When I go to work, I park my bike on the rack in the college's parking lot. There, a Peugeot mixte from around 1985 has been parked for at least a couple of years. I can so date the bike because it's the same model I gave my mother: a basic carbon-steel frame painted burgundy with yellow and orange graphics, equipped with European components except for the Shimano derailleurs and shifters.
At least one security guard has asked me whether I know who owns that bike. I don't: It was just there one day, and has been there ever since. In the meantime, the chain has turned nearly as orange as the graphics, and other parts are tarnishing or rusting. The paint still looks pretty good, though, which means that the bike probably wasn't ridden much before it was parked on that rack.
Campus security personnel want to clip the lock and give the bike to a charity or someone in need. But, as one officer said, "The day after we get rid of it, its owner will show up."
So the owner of that bike remains a mystery. Perhaps she (or he) rode in one day, had some sort of emergency and never returned. Or perhaps s/he decided that one ride was enough and simply abandoned the bike.
We've all seen bikes like that chained to trees, signposts or other objects for what seem like geological ages. Once, I went with my parents to the Post Exchange (PX) at Fort Monmouth, New Jersey, when my father was a reservist. I saw a nice Fuji--an S10S, I think--chained to a pole seemingly since that base opened. A soldier noticed that I was eyeing the bike. He said "the guy", meaning the bike's owner, probably "shipped out." In the military, they can tell you to go to the other end of the world literally on a moment's notice, he said.
How many "orphan" bikes are there? What are the stories of the people who left them behind?
Those questions have been asked for years about a bicycle on Vashon Island, Washington, about 15 minutes from Seattle. This bicycle, though, isn't locked to a tree: It's in the tree.

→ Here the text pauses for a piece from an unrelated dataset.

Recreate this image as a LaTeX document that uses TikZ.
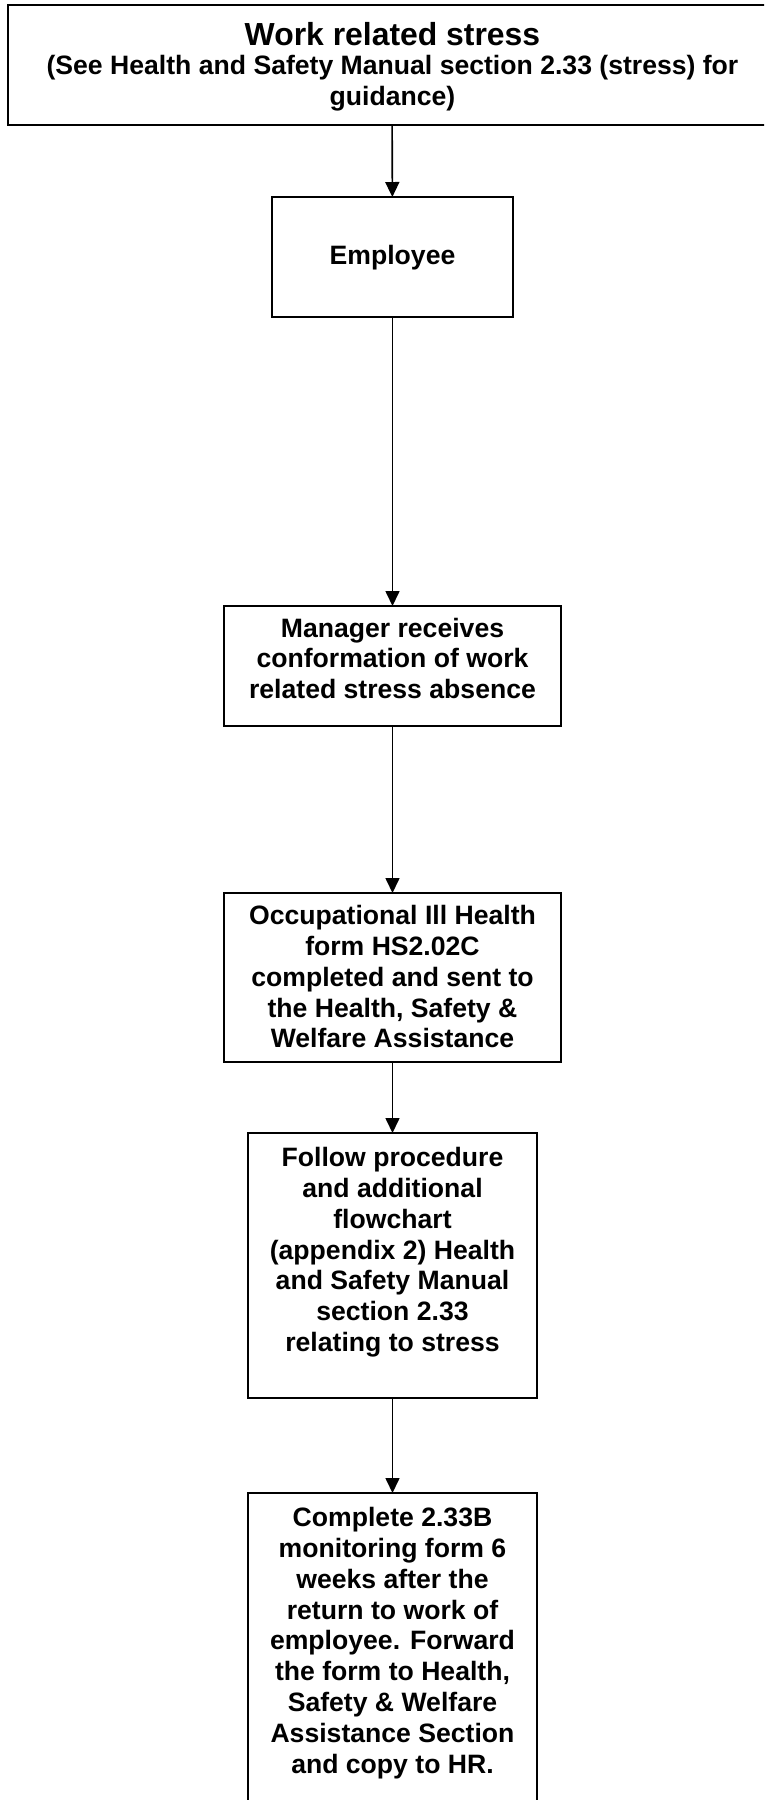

Not surprisingly, a few legends have grown about, and claims have been made for, it. In the latter category is the claim made by Don Puz, who grew up on the island. When he was a child, his family's house burned down. Donations to the family included a bicycle, which was too small for Don and had hard rubber tires. He says that one day in 1954, he rode his bike into the woods where he met some friends. They weren't riding bikes, so he walked home with them, leaving the bike in the woods. He simply "forgot" about it, he says, until it showed up on Facebook.
Which brings us to the legends--one of them, anyway. According to the Facebook posting, "A boy went to war in 1914 and left his bike chained to a tree. He never came home."
That myth isn't hard to refute: It's very unlikely that a boy small enough to ride that bike would have gone to war. Also, if he was American, he probably wouldn't have gone to war in 1914, as the US didn't enter World War I until 1917.
As for Don Puz's claim, it's plausible if one question can be answered: How did the bike end up as part of that tree? Hmm..Dear readers, are any of you dendrologists?